Le projet de loi relatif aux symboles de l’Etat, porté en urgence de façon douteuse devant le Parlement et discuté en ce moment, suscite de nombreuses interrogations du fait qu’il vient en réaction officielle à la recrudescence des mouvements de protestations pour l’instauration de l’Etat de droit et des institutions mettant en exergue les inégalités criantes et l’absence de justice sociale entre les différentes composantes de notre peuple.
Nous, à la Fondation Sahel pour la défense des droits de l’homme, sommes convaincus que la Mauritanie a plus besoin de mécanismes pratiques permettant de favoriser la justice sociale et l’égalité des chances, atténuant les traces du racisme d’Etat et jetant les bases d’un Etat de droit solide où le culte de la personne, de la famille, de la tribu et de l’ethnie serait définitivement abandonné. Elle n’a nullement besoin de promulguer des lois contre le discours de la haine et pour la préservation de l’unité nationale et encore moins pour la protection des symboles de l’Etat.
Nous considérons que les 7 articles qui composent le présent projet de loi portant sur les symboles de l’Etat ne sont qu’une répétition d’articles déjà présents dans notre arsenal juridique. Ce projet de loi, de par son esprit et sa lettre volontairement flous et sujets à interprétation, vise clairement à :
- Restreindre la marge de liberté que nous avons arrachée par plus d’un quart de siècle de combat et de sacrifices
- Faire taire la voix des opprimés notamment les Hratine et les victimes du passif humanitaire dont les injustices subies constituent la principale entrave à l’unité nationale et une carence fondamentale sur le plan constitutionnel
- Mettre fin à la liberté d’expression et à toute manifestation d’opinion critique à l’égard des autorités et ouvrir la voie à la répression
- Couvrir certaines pratiques racistes en matière de nomination à des postes de responsabilité, de promotion et de recrutement et cautionner la main mise sur l’Etat par certaines familles influentes qui se partagent les rôles et justifient les exclusions depuis toujours.
Dans ce contexte, la solution globale juste et durable est une solution sociale de nature à promouvoir et enraciner les valeurs de tolérance et de fraternité en s’appuyant sur les critères suivants :
1- Respect des droits de toutes les composantes de notre société y compris celle des Hratine qui doit être inscrite dans la constitution au même titre que les 4 autres composantes ;
2- Promouvoir les droits humains et la culture démocratique à la place de la politique de répression orientée essentiellement vers une frange de la population et en épargnant d’autres ;
3- Instaurer le principe de la concertation et du dialogue inclusif et permettre à tous les citoyens de participer à la prise de décision.

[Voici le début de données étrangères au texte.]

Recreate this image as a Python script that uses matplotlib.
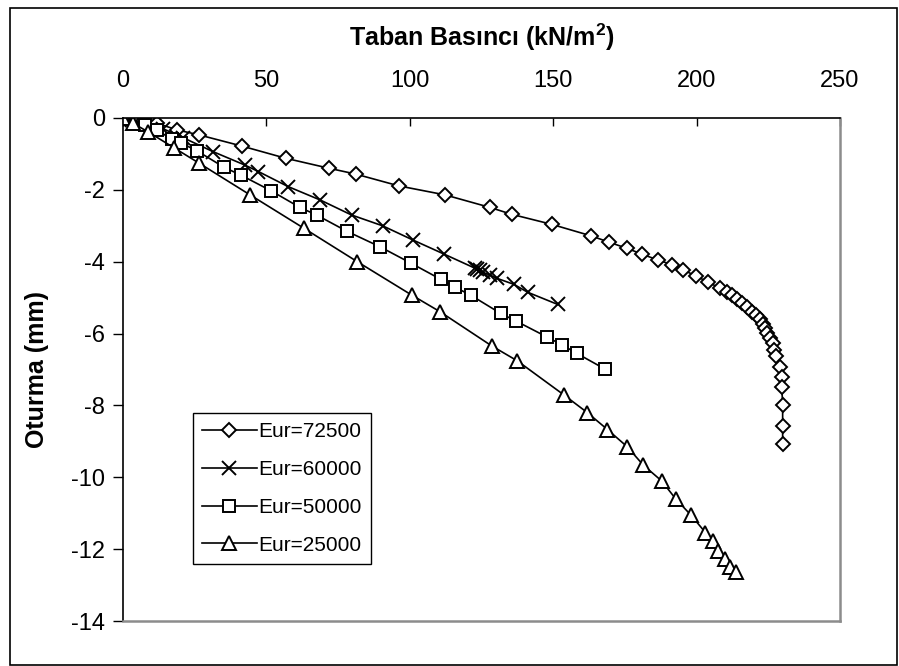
import matplotlib
matplotlib.use("Agg")
import matplotlib.pyplot as plt
from matplotlib.patches import Rectangle

plt.rcParams['font.family'] = ['Liberation Sans', 'DejaVu Sans']

# Eur=72500 (diamonds)
p_72500 = [0, 3, 7, 12, 18.8, 26.5, 41.4, 56.7, 71.9, 81.1, 96.2, 112.3, 128.0, 135.5,
           149.5, 163.2, 169.6, 175.8, 181.0, 186.4, 191.4, 195.4, 199.8, 204.1, 208.2,
           210.5, 212.2, 214.2, 216.0, 217.7, 219.2, 220.7, 222.1, 223.3, 223.9, 224.7,
           225.6, 226.5, 227.0, 227.7, 229.1, 229.7, 229.7, 230.0, 230.0, 230.0]
s_72500 = [0, -0.03, -0.08, -0.15, -0.33, -0.47, -0.78, -1.12, -1.40, -1.56, -1.89, -2.14,
           -2.49, -2.68, -2.96, -3.28, -3.46, -3.63, -3.79, -3.95, -4.08, -4.23, -4.40,
           -4.57, -4.74, -4.83, -4.93, -5.05, -5.16, -5.27, -5.39, -5.48, -5.60, -5.73,
           -5.85, -5.99, -6.13, -6.27, -6.46, -6.62, -6.92, -7.20, -7.48, -7.99, -8.57, -9.08]

# Eur=60000 (crosses)
p_60000 = [0, 3, 8, 14, 21, 31.5, 42.5, 47.2, 57.6, 68.7, 79.7, 90.5, 101.2, 112.0,
           122.7, 123.5, 124.5, 125.6, 128.0, 130.3, 136.3, 141.1, 151.6]
s_60000 = [0, -0.05, -0.15, -0.30, -0.55, -0.94, -1.31, -1.49, -1.91, -2.28, -2.70, -3.00,
           -3.40, -3.79, -4.18, -4.21, -4.24, -4.30, -4.37, -4.46, -4.63, -4.85, -5.19]

# Eur=50000 (squares)
p_50000 = [0, 7.7, 11.7, 17.0, 20.1, 25.7, 35.2, 41.1, 51.5, 61.7, 67.5, 78.0, 89.5,
           100.4, 110.8, 115.8, 121.2, 131.7, 137.0, 147.7, 153.2, 158.2, 168.1]
s_50000 = [0, -0.19, -0.33, -0.59, -0.69, -0.91, -1.37, -1.59, -2.02, -2.49, -2.70, -3.15,
           -3.58, -4.04, -4.49, -4.71, -4.93, -5.44, -5.65, -6.09, -6.32, -6.55, -6.99]

# Eur=25000 (triangles)
p_25000 = [0, 3.6, 8.6, 17.8, 26.6, 44.3, 63.1, 81.7, 100.7, 110.5, 128.5, 137.5, 153.6,
           161.9, 168.9, 175.8, 181.4, 187.8, 192.7, 198.0, 203.1, 205.7, 207.5, 209.9,
           211.6, 213.6]
s_25000 = [0, -0.15, -0.38, -0.83, -1.26, -2.14, -3.07, -4.00, -4.93, -5.39, -6.34, -6.76,
           -7.70, -8.20, -8.67, -9.15, -9.66, -10.10, -10.60, -11.05, -11.54, -11.77, -12.05,
           -12.27, -12.51, -12.65]

x_ticks = [0, 50, 100, 150, 200, 250]
y_ticks = [0, -2, -4, -6, -8, -10, -12, -14]

fig = plt.figure(figsize=(8.99, 6.66), dpi=100)
ax = fig.add_axes([123 / 899, 1 - 621 / 666, 717 / 899, 503 / 666])

style = dict(color='black', linewidth=1.2, markerfacecolor='white',
             markeredgecolor='black', markeredgewidth=1.4)
ax.plot(p_72500, s_72500, marker='D', markersize=7.5, label='Eur=72500', **style)
ax.plot(p_60000, s_60000, marker='x', markersize=10, label='Eur=60000', **style)
ax.plot(p_50000, s_50000, marker='s', markersize=8, label='Eur=50000', **style)
ax.plot(p_25000, s_25000, marker='^', markersize=9.5, label='Eur=25000', **style)

ax.set_xlim(0, 250)
ax.set_ylim(-14, 0)
ax.set_xticks(x_ticks)
ax.set_yticks(y_ticks)
ax.set_yticklabels([str(v) for v in y_ticks])
ax.xaxis.tick_top()
ax.xaxis.set_label_position('top')
ax.tick_params(axis='x', direction='in', length=6, width=1, labelsize=17, pad=19)
ax.tick_params(axis='y', direction='out', length=7, width=1, labelsize=17, pad=6)

for side in ['top', 'left']:
    ax.spines[side].set_color('black')
    ax.spines[side].set_linewidth(1.2)
for side in ['right', 'bottom']:
    ax.spines[side].set_color('#8c8c8c')
    ax.spines[side].set_linewidth(1.8)

ax.set_xlabel('Taban Basıncı (kN/m$^\\mathregular{2}$)', fontsize=18, fontweight='bold', labelpad=17)
ax.set_ylabel('Oturma (mm)', fontsize=18, fontweight='bold', labelpad=16)

leg = ax.legend(loc='upper left', bbox_to_anchor=(0.0976, 0.4135), borderaxespad=0,
                fontsize=15, fancybox=False, framealpha=1, edgecolor='black',
                handlelength=2.6, labelspacing=0.9, borderpad=0.45, handletextpad=0.1)
leg.get_frame().set_linewidth(1.0)

fig.patches.append(Rectangle((9.5 / 899, 1.5 / 666), 887 / 899, 657 / 666,
                             transform=fig.transFigure, fill=False,
                             edgecolor='black', linewidth=1.2))

fig.savefig('out.png', dpi=100)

Ainsi, après une lecture minutieuse du contenu du projet de loi portant sur les symboles de l’Etat, nous demandons avec insistance aux honorables Députés de le rejeter en bloc pour sauver nos acquis et préserver les valeurs de notre république en matière de droits et de libertés.
Enfin, nous tendons la main à toutes les forces vives du pays pour faire échec à cette mascarade et pour combattre les forces réactionnaires qui font main basse sur les décisions politiques.